Your objective
Restate each line of the listing exactly, without carrying over any pictures.
+++++
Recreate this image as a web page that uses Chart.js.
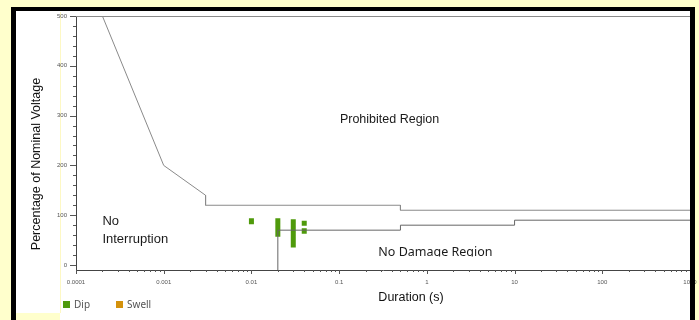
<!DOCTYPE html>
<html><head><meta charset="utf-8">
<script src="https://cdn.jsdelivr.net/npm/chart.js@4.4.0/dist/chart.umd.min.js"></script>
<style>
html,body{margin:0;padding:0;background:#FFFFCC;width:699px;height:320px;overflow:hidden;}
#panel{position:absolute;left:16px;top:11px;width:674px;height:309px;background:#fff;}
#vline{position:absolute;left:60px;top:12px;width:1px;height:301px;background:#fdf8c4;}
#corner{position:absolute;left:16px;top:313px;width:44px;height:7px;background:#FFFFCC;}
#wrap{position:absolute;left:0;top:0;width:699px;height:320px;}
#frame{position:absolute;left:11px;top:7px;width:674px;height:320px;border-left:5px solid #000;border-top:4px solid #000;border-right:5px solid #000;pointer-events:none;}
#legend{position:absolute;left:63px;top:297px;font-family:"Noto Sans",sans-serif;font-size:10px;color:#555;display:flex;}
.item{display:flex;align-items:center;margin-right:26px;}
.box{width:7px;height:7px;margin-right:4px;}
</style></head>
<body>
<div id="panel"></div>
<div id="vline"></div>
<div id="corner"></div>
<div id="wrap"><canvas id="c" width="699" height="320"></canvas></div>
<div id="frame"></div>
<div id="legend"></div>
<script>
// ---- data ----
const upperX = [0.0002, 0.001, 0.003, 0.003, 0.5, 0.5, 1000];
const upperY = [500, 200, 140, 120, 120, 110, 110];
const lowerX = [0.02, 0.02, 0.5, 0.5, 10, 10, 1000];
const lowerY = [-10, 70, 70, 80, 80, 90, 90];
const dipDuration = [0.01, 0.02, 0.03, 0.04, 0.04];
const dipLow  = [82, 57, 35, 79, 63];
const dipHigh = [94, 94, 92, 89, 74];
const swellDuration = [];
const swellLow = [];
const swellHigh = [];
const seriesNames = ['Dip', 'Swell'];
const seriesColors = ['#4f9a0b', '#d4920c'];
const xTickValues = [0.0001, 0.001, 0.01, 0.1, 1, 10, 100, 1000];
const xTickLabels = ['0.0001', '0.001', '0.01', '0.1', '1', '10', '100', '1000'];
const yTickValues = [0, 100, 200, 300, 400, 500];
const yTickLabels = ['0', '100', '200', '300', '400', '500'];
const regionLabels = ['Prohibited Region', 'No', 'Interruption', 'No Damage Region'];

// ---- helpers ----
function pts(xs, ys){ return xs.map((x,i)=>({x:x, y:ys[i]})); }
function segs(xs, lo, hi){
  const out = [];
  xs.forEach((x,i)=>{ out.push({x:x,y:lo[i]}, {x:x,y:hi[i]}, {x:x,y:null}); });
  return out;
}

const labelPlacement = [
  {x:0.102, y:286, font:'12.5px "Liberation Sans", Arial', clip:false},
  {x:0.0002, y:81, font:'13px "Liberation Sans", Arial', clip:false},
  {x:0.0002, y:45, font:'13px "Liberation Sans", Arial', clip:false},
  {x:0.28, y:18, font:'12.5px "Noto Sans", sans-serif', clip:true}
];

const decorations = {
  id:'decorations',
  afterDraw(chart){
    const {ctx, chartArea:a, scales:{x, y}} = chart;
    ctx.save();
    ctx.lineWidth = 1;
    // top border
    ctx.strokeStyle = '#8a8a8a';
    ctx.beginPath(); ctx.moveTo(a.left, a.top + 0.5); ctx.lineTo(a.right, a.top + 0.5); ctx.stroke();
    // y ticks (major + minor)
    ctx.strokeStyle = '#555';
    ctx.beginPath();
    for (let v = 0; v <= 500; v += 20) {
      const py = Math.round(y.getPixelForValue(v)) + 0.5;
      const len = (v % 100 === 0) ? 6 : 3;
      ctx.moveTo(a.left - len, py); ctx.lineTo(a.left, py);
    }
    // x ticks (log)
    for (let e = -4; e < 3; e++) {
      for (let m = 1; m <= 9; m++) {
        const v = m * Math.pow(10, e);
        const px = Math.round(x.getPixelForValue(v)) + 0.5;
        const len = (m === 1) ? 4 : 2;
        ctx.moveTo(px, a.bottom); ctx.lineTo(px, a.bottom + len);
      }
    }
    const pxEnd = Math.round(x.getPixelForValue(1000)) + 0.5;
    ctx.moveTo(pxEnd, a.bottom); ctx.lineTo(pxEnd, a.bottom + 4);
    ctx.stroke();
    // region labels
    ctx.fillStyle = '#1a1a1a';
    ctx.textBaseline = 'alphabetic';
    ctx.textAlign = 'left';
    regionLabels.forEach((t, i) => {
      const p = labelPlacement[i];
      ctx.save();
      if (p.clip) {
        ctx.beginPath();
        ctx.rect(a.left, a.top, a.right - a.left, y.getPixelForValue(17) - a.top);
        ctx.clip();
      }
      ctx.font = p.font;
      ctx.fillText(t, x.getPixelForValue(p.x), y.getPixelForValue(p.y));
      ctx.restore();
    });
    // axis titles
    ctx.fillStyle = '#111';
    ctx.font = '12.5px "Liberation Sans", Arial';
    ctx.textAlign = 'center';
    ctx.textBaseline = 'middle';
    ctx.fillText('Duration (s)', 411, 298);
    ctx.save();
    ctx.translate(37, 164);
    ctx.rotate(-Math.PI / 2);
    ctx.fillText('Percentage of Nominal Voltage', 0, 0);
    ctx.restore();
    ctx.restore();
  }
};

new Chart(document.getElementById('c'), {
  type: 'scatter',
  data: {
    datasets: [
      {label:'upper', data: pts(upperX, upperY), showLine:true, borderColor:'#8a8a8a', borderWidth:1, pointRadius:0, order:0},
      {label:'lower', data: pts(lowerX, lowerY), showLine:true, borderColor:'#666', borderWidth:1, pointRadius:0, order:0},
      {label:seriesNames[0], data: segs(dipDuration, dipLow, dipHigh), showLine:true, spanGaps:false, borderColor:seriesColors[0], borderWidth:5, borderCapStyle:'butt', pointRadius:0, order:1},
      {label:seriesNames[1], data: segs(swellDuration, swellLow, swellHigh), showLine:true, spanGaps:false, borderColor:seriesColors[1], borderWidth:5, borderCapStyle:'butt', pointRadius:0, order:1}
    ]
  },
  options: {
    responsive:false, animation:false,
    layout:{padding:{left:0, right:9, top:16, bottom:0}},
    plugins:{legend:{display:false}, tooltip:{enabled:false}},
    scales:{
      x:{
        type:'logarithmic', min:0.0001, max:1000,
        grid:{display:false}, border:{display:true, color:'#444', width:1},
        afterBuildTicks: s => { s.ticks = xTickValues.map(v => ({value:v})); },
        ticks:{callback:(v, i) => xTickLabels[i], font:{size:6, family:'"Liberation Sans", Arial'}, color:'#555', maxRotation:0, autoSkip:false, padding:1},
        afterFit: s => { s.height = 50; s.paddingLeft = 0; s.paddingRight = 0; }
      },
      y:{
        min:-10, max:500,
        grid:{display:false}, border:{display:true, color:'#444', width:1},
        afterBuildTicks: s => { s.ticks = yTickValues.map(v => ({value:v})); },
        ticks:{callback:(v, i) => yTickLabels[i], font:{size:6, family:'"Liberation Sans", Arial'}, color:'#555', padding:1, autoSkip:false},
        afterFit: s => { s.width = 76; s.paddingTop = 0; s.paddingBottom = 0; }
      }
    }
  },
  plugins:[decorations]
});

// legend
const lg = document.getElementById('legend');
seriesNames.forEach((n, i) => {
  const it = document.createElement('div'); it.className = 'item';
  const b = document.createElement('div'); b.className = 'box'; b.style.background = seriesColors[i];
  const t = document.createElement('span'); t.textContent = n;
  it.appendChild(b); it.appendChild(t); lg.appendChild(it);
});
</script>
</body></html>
+++++
Task answer
Recreate this image as a web page that uses Chart.js.
<!DOCTYPE html>
<html><head><meta charset="utf-8">
<script src="https://cdn.jsdelivr.net/npm/chart.js@4.4.0/dist/chart.umd.min.js"></script>
<style>
html,body{margin:0;padding:0;background:#FFFFCC;width:699px;height:320px;overflow:hidden;}
#panel{position:absolute;left:16px;top:11px;width:674px;height:309px;background:#fff;}
#vline{position:absolute;left:60px;top:12px;width:1px;height:301px;background:#fdf8c4;}
#corner{position:absolute;left:16px;top:313px;width:44px;height:7px;background:#FFFFCC;}
#wrap{position:absolute;left:0;top:0;width:699px;height:320px;}
#frame{position:absolute;left:11px;top:7px;width:674px;height:320px;border-left:5px solid #000;border-top:4px solid #000;border-right:5px solid #000;pointer-events:none;}
#legend{position:absolute;left:63px;top:297px;font-family:"Noto Sans",sans-serif;font-size:10px;color:#555;display:flex;}
.item{display:flex;align-items:center;margin-right:26px;}
.box{width:7px;height:7px;margin-right:4px;}
</style></head>
<body>
<div id="panel"></div>
<div id="vline"></div>
<div id="corner"></div>
<div id="wrap"><canvas id="c" width="699" height="320"></canvas></div>
<div id="frame"></div>
<div id="legend"></div>
<script>
// ---- data ----
const upperX = [0.0002, 0.001, 0.003, 0.003, 0.5, 0.5, 1000];
const upperY = [500, 200, 140, 120, 120, 110, 110];
const lowerX = [0.02, 0.02, 0.5, 0.5, 10, 10, 1000];
const lowerY = [-10, 70, 70, 80, 80, 90, 90];
const dipDuration = [0.01, 0.02, 0.03, 0.04, 0.04];
const dipLow  = [82, 57, 35, 79, 63];
const dipHigh = [94, 94, 92, 89, 74];
const swellDuration = [];
const swellLow = [];
const swellHigh = [];
const seriesNames = ['Dip', 'Swell'];
const seriesColors = ['#4f9a0b', '#d4920c'];
const xTickValues = [0.0001, 0.001, 0.01, 0.1, 1, 10, 100, 1000];
const xTickLabels = ['0.0001', '0.001', '0.01', '0.1', '1', '10', '100', '1000'];
const yTickValues = [0, 100, 200, 300, 400, 500];
const yTickLabels = ['0', '100', '200', '300', '400', '500'];
const regionLabels = ['Prohibited Region', 'No', 'Interruption', 'No Damage Region'];

// ---- helpers ----
function pts(xs, ys){ return xs.map((x,i)=>({x:x, y:ys[i]})); }
function segs(xs, lo, hi){
  const out = [];
  xs.forEach((x,i)=>{ out.push({x:x,y:lo[i]}, {x:x,y:hi[i]}, {x:x,y:null}); });
  return out;
}

const labelPlacement = [
  {x:0.102, y:286, font:'12.5px "Liberation Sans", Arial', clip:false},
  {x:0.0002, y:81, font:'13px "Liberation Sans", Arial', clip:false},
  {x:0.0002, y:45, font:'13px "Liberation Sans", Arial', clip:false},
  {x:0.28, y:18, font:'12.5px "Noto Sans", sans-serif', clip:true}
];

const decorations = {
  id:'decorations',
  afterDraw(chart){
    const {ctx, chartArea:a, scales:{x, y}} = chart;
    ctx.save();
    ctx.lineWidth = 1;
    // top border
    ctx.strokeStyle = '#8a8a8a';
    ctx.beginPath(); ctx.moveTo(a.left, a.top + 0.5); ctx.lineTo(a.right, a.top + 0.5); ctx.stroke();
    // y ticks (major + minor)
    ctx.strokeStyle = '#555';
    ctx.beginPath();
    for (let v = 0; v <= 500; v += 20) {
      const py = Math.round(y.getPixelForValue(v)) + 0.5;
      const len = (v % 100 === 0) ? 6 : 3;
      ctx.moveTo(a.left - len, py); ctx.lineTo(a.left, py);
    }
    // x ticks (log)
    for (let e = -4; e < 3; e++) {
      for (let m = 1; m <= 9; m++) {
        const v = m * Math.pow(10, e);
        const px = Math.round(x.getPixelForValue(v)) + 0.5;
        const len = (m === 1) ? 4 : 2;
        ctx.moveTo(px, a.bottom); ctx.lineTo(px, a.bottom + len);
      }
    }
    const pxEnd = Math.round(x.getPixelForValue(1000)) + 0.5;
    ctx.moveTo(pxEnd, a.bottom); ctx.lineTo(pxEnd, a.bottom + 4);
    ctx.stroke();
    // region labels
    ctx.fillStyle = '#1a1a1a';
    ctx.textBaseline = 'alphabetic';
    ctx.textAlign = 'left';
    regionLabels.forEach((t, i) => {
      const p = labelPlacement[i];
      ctx.save();
      if (p.clip) {
        ctx.beginPath();
        ctx.rect(a.left, a.top, a.right - a.left, y.getPixelForValue(17) - a.top);
        ctx.clip();
      }
      ctx.font = p.font;
      ctx.fillText(t, x.getPixelForValue(p.x), y.getPixelForValue(p.y));
      ctx.restore();
    });
    // axis titles
    ctx.fillStyle = '#111';
    ctx.font = '12.5px "Liberation Sans", Arial';
    ctx.textAlign = 'center';
    ctx.textBaseline = 'middle';
    ctx.fillText('Duration (s)', 411, 298);
    ctx.save();
    ctx.translate(37, 164);
    ctx.rotate(-Math.PI / 2);
    ctx.fillText('Percentage of Nominal Voltage', 0, 0);
    ctx.restore();
    ctx.restore();
  }
};

new Chart(document.getElementById('c'), {
  type: 'scatter',
  data: {
    datasets: [
      {label:'upper', data: pts(upperX, upperY), showLine:true, borderColor:'#8a8a8a', borderWidth:1, pointRadius:0, order:0},
      {label:'lower', data: pts(lowerX, lowerY), showLine:true, borderColor:'#666', borderWidth:1, pointRadius:0, order:0},
      {label:seriesNames[0], data: segs(dipDuration, dipLow, dipHigh), showLine:true, spanGaps:false, borderColor:seriesColors[0], borderWidth:5, borderCapStyle:'butt', pointRadius:0, order:1},
      {label:seriesNames[1], data: segs(swellDuration, swellLow, swellHigh), showLine:true, spanGaps:false, borderColor:seriesColors[1], borderWidth:5, borderCapStyle:'butt', pointRadius:0, order:1}
    ]
  },
  options: {
    responsive:false, animation:false,
    layout:{padding:{left:0, right:9, top:16, bottom:0}},
    plugins:{legend:{display:false}, tooltip:{enabled:false}},
    scales:{
      x:{
        type:'logarithmic', min:0.0001, max:1000,
        grid:{display:false}, border:{display:true, color:'#444', width:1},
        afterBuildTicks: s => { s.ticks = xTickValues.map(v => ({value:v})); },
        ticks:{callback:(v, i) => xTickLabels[i], font:{size:6, family:'"Liberation Sans", Arial'}, color:'#555', maxRotation:0, autoSkip:false, padding:1},
        afterFit: s => { s.height = 50; s.paddingLeft = 0; s.paddingRight = 0; }
      },
      y:{
        min:-10, max:500,
        grid:{display:false}, border:{display:true, color:'#444', width:1},
        afterBuildTicks: s => { s.ticks = yTickValues.map(v => ({value:v})); },
        ticks:{callback:(v, i) => yTickLabels[i], font:{size:6, family:'"Liberation Sans", Arial'}, color:'#555', padding:1, autoSkip:false},
        afterFit: s => { s.width = 76; s.paddingTop = 0; s.paddingBottom = 0; }
      }
    }
  },
  plugins:[decorations]
});

// legend
const lg = document.getElementById('legend');
seriesNames.forEach((n, i) => {
  const it = document.createElement('div'); it.className = 'item';
  const b = document.createElement('div'); b.className = 'box'; b.style.background = seriesColors[i];
  const t = document.createElement('span'); t.textContent = n;
  it.appendChild(b); it.appendChild(t); lg.appendChild(it);
});
</script>
</body></html>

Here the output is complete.